— Start Information supplied —

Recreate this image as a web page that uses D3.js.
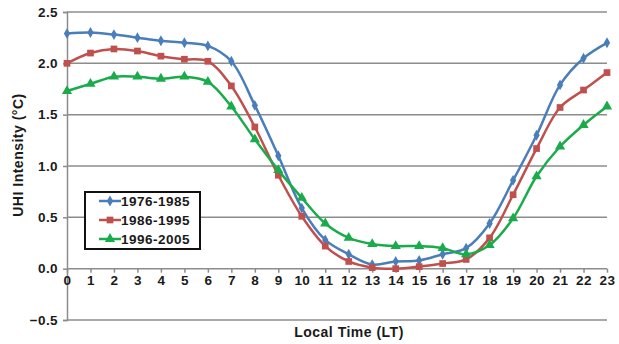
<!DOCTYPE html>
<html>
<head>
<meta charset="utf-8">
<script src="https://cdn.jsdelivr.net/npm/d3@7"></script>
<style>
	body { margin: 0; background: #fff; }
	svg text { font-family: 'Liberation Sans', Arial, sans-serif; font-weight: bold; fill: #1a1a1a; }
</style>
</head>
<body>
<div id="chart"></div>
<script>
'use strict';

// data
var hours = d3.range(0, 24);
var yTicks = [-0.5, 0, 0.5, 1, 1.5, 2, 2.5];
var seriesNames = ['1976-1985', '1986-1995', '1996-2005'];
var p1976 = [2.29, 2.30, 2.28, 2.25, 2.22, 2.20, 2.17, 2.02, 1.59, 1.10, 0.59, 0.28,
	0.14, 0.04, 0.07, 0.08, 0.14, 0.20, 0.44, 0.86, 1.30, 1.79, 2.05, 2.20];
var p1986 = [2.00, 2.10, 2.14, 2.12, 2.07, 2.04, 2.02, 1.78, 1.38, 0.91, 0.51, 0.22,
	0.07, 0.01, 0.00, 0.02, 0.05, 0.09, 0.30, 0.72, 1.17, 1.57, 1.74, 1.91];
var p1996 = [1.73, 1.80, 1.87, 1.87, 1.85, 1.87, 1.82, 1.58, 1.26, 0.96, 0.69, 0.44,
	0.30, 0.24, 0.22, 0.22, 0.20, 0.14, 0.23, 0.49, 0.90, 1.19, 1.40, 1.58];

var colors = ['#4a7ebb', '#c0504d', '#1aab4b'];
var symbols = [d3.symbolDiamond, d3.symbolSquare, d3.symbolTriangle];
var symbolSizes = [34, 45, 45];

const margin = { top: 12, right: 12, bottom: 24, left: 67 };
const W = 619, H = 344;
var width = W - margin.left - margin.right;
var height = H - margin.top - margin.bottom;

var svg = d3.select('#chart').append('svg')
	.attr('width', W)
	.attr('height', H);

var g = svg.append('g')
	.attr('transform', 'translate(' + margin.left + ',' + margin.top + ')');

var xScale = d3.scaleLinear().domain([0, 23]).range([0, width]);
var yScale = d3.scaleLinear().domain([-0.5, 2.5]).range([height, 0]);

// horizontal grid
g.append('g')
	.selectAll('line')
	.data(yTicks)
	.enter().append('line')
	.attr('x1', 0)
	.attr('x2', width)
	.attr('y1', function(d){ return yScale(d); })
	.attr('y2', function(d){ return yScale(d); })
	.style('stroke', '#8c8c8c')
	.style('stroke-width', 1.5);

// y axis
var yAxis = d3.axisLeft(yScale)
	.tickValues(yTicks)
	.tickSize(4)
	.tickPadding(5)
	.tickFormat(d3.format('.1f'));
var yGuide = g.append('g').call(yAxis);
yGuide.select('.domain').style('stroke', '#8c8c8c').style('stroke-width', 1.5);
yGuide.selectAll('line').style('stroke', '#8c8c8c').style('stroke-width', 1.5);
yGuide.selectAll('text')
	.style('font-size', '13.5px')
	.style('letter-spacing', '0.4px')
	.style('font-family', null).style('fill', null);

// x axis sits on zero
var xAxis = d3.axisBottom(xScale)
	.tickValues(hours)
	.tickSize(4)
	.tickPadding(3)
	.tickFormat(d3.format('d'));
var xGuide = g.append('g')
	.attr('transform', 'translate(0,' + yScale(0) + ')')
	.call(xAxis);
xGuide.select('.domain').remove();
xGuide.selectAll('line').style('stroke', '#8c8c8c').style('stroke-width', 1.5);
xGuide.selectAll('text')
	.style('font-size', '13.5px')
	.style('letter-spacing', '0.4px')
	.style('font-family', null).style('fill', null);

// series
var allSeries = [p1976, p1986, p1996];
var line = d3.line()
	.x(function(d, i){ return xScale(i); })
	.y(function(d){ return yScale(d); })
	.curve(d3.curveCatmullRom);

allSeries.forEach(function(values, s) {
	g.append('path')
		.datum(values)
		.attr('d', line)
		.style('fill', 'none')
		.style('stroke', colors[s])
		.style('stroke-width', 2.5);
	g.append('g')
		.selectAll('path')
		.data(values)
		.enter().append('path')
		.attr('transform', function(d, i){
			return 'translate(' + xScale(i) + ',' + yScale(d) + ')';
		})
		.attr('d', d3.symbol().type(symbols[s]).size(symbolSizes[s]))
		.style('fill', colors[s]);
});

// legend
var legend = svg.append('g').attr('transform', 'translate(85,192)');
legend.append('rect')
	.attr('width', 115)
	.attr('height', 57)
	.style('fill', '#fff')
	.style('stroke', '#111')
	.style('stroke-width', 2);
seriesNames.forEach(function(name, s) {
	var yy = 9 + s * 19;
	legend.append('line')
		.attr('x1', 14).attr('x2', 36)
		.attr('y1', yy).attr('y2', yy)
		.style('stroke', colors[s])
		.style('stroke-width', 2.5);
	legend.append('path')
		.attr('transform', 'translate(25,' + yy + ')')
		.attr('d', d3.symbol().type(symbols[s]).size(symbolSizes[s]))
		.style('fill', colors[s]);
	legend.append('text')
		.attr('x', 36)
		.attr('y', yy)
		.attr('dy', '.35em')
		.style('font-size', '13.5px')
		.style('letter-spacing', '0.5px')
		.text(name);
});

// axis titles
svg.append('text')
	.attr('transform', 'rotate(-90)')
	.attr('x', -155)
	.attr('y', 18)
	.attr('dy', '.35em')
	.style('text-anchor', 'middle')
	.style('font-size', '14px')
	.style('letter-spacing', '0.5px')
	.text('UHI Intensity (°C)');

svg.append('text')
	.attr('x', 349)
	.attr('y', 332)
	.attr('dy', '.35em')
	.style('text-anchor', 'middle')
	.style('font-size', '14px')
	.style('letter-spacing', '0.5px')
	.text('Local Time (LT)');
</script>
</body>
</html>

— End Information supplied —

Task objective:
Your copy of the data should match it exactly, except that pictures are left out.

Full answer:
Recreate this image as a web page that uses D3.js.
<!DOCTYPE html>
<html>
<head>
<meta charset="utf-8">
<script src="https://cdn.jsdelivr.net/npm/d3@7"></script>
<style>
	body { margin: 0; background: #fff; }
	svg text { font-family: 'Liberation Sans', Arial, sans-serif; font-weight: bold; fill: #1a1a1a; }
</style>
</head>
<body>
<div id="chart"></div>
<script>
'use strict';

// data
var hours = d3.range(0, 24);
var yTicks = [-0.5, 0, 0.5, 1, 1.5, 2, 2.5];
var seriesNames = ['1976-1985', '1986-1995', '1996-2005'];
var p1976 = [2.29, 2.30, 2.28, 2.25, 2.22, 2.20, 2.17, 2.02, 1.59, 1.10, 0.59, 0.28,
	0.14, 0.04, 0.07, 0.08, 0.14, 0.20, 0.44, 0.86, 1.30, 1.79, 2.05, 2.20];
var p1986 = [2.00, 2.10, 2.14, 2.12, 2.07, 2.04, 2.02, 1.78, 1.38, 0.91, 0.51, 0.22,
	0.07, 0.01, 0.00, 0.02, 0.05, 0.09, 0.30, 0.72, 1.17, 1.57, 1.74, 1.91];
var p1996 = [1.73, 1.80, 1.87, 1.87, 1.85, 1.87, 1.82, 1.58, 1.26, 0.96, 0.69, 0.44,
	0.30, 0.24, 0.22, 0.22, 0.20, 0.14, 0.23, 0.49, 0.90, 1.19, 1.40, 1.58];

var colors = ['#4a7ebb', '#c0504d', '#1aab4b'];
var symbols = [d3.symbolDiamond, d3.symbolSquare, d3.symbolTriangle];
var symbolSizes = [34, 45, 45];

const margin = { top: 12, right: 12, bottom: 24, left: 67 };
const W = 619, H = 344;
var width = W - margin.left - margin.right;
var height = H - margin.top - margin.bottom;

var svg = d3.select('#chart').append('svg')
	.attr('width', W)
	.attr('height', H);

var g = svg.append('g')
	.attr('transform', 'translate(' + margin.left + ',' + margin.top + ')');

var xScale = d3.scaleLinear().domain([0, 23]).range([0, width]);
var yScale = d3.scaleLinear().domain([-0.5, 2.5]).range([height, 0]);

// horizontal grid
g.append('g')
	.selectAll('line')
	.data(yTicks)
	.enter().append('line')
	.attr('x1', 0)
	.attr('x2', width)
	.attr('y1', function(d){ return yScale(d); })
	.attr('y2', function(d){ return yScale(d); })
	.style('stroke', '#8c8c8c')
	.style('stroke-width', 1.5);

// y axis
var yAxis = d3.axisLeft(yScale)
	.tickValues(yTicks)
	.tickSize(4)
	.tickPadding(5)
	.tickFormat(d3.format('.1f'));
var yGuide = g.append('g').call(yAxis);
yGuide.select('.domain').style('stroke', '#8c8c8c').style('stroke-width', 1.5);
yGuide.selectAll('line').style('stroke', '#8c8c8c').style('stroke-width', 1.5);
yGuide.selectAll('text')
	.style('font-size', '13.5px')
	.style('letter-spacing', '0.4px')
	.style('font-family', null).style('fill', null);

// x axis sits on zero
var xAxis = d3.axisBottom(xScale)
	.tickValues(hours)
	.tickSize(4)
	.tickPadding(3)
	.tickFormat(d3.format('d'));
var xGuide = g.append('g')
	.attr('transform', 'translate(0,' + yScale(0) + ')')
	.call(xAxis);
xGuide.select('.domain').remove();
xGuide.selectAll('line').style('stroke', '#8c8c8c').style('stroke-width', 1.5);
xGuide.selectAll('text')
	.style('font-size', '13.5px')
	.style('letter-spacing', '0.4px')
	.style('font-family', null).style('fill', null);

// series
var allSeries = [p1976, p1986, p1996];
var line = d3.line()
	.x(function(d, i){ return xScale(i); })
	.y(function(d){ return yScale(d); })
	.curve(d3.curveCatmullRom);

allSeries.forEach(function(values, s) {
	g.append('path')
		.datum(values)
		.attr('d', line)
		.style('fill', 'none')
		.style('stroke', colors[s])
		.style('stroke-width', 2.5);
	g.append('g')
		.selectAll('path')
		.data(values)
		.enter().append('path')
		.attr('transform', function(d, i){
			return 'translate(' + xScale(i) + ',' + yScale(d) + ')';
		})
		.attr('d', d3.symbol().type(symbols[s]).size(symbolSizes[s]))
		.style('fill', colors[s]);
});

// legend
var legend = svg.append('g').attr('transform', 'translate(85,192)');
legend.append('rect')
	.attr('width', 115)
	.attr('height', 57)
	.style('fill', '#fff')
	.style('stroke', '#111')
	.style('stroke-width', 2);
seriesNames.forEach(function(name, s) {
	var yy = 9 + s * 19;
	legend.append('line')
		.attr('x1', 14).attr('x2', 36)
		.attr('y1', yy).attr('y2', yy)
		.style('stroke', colors[s])
		.style('stroke-width', 2.5);
	legend.append('path')
		.attr('transform', 'translate(25,' + yy + ')')
		.attr('d', d3.symbol().type(symbols[s]).size(symbolSizes[s]))
		.style('fill', colors[s]);
	legend.append('text')
		.attr('x', 36)
		.attr('y', yy)
		.attr('dy', '.35em')
		.style('font-size', '13.5px')
		.style('letter-spacing', '0.5px')
		.text(name);
});

// axis titles
svg.append('text')
	.attr('transform', 'rotate(-90)')
	.attr('x', -155)
	.attr('y', 18)
	.attr('dy', '.35em')
	.style('text-anchor', 'middle')
	.style('font-size', '14px')
	.style('letter-spacing', '0.5px')
	.text('UHI Intensity (°C)');

svg.append('text')
	.attr('x', 349)
	.attr('y', 332)
	.attr('dy', '.35em')
	.style('text-anchor', 'middle')
	.style('font-size', '14px')
	.style('letter-spacing', '0.5px')
	.text('Local Time (LT)');
</script>
</body>
</html>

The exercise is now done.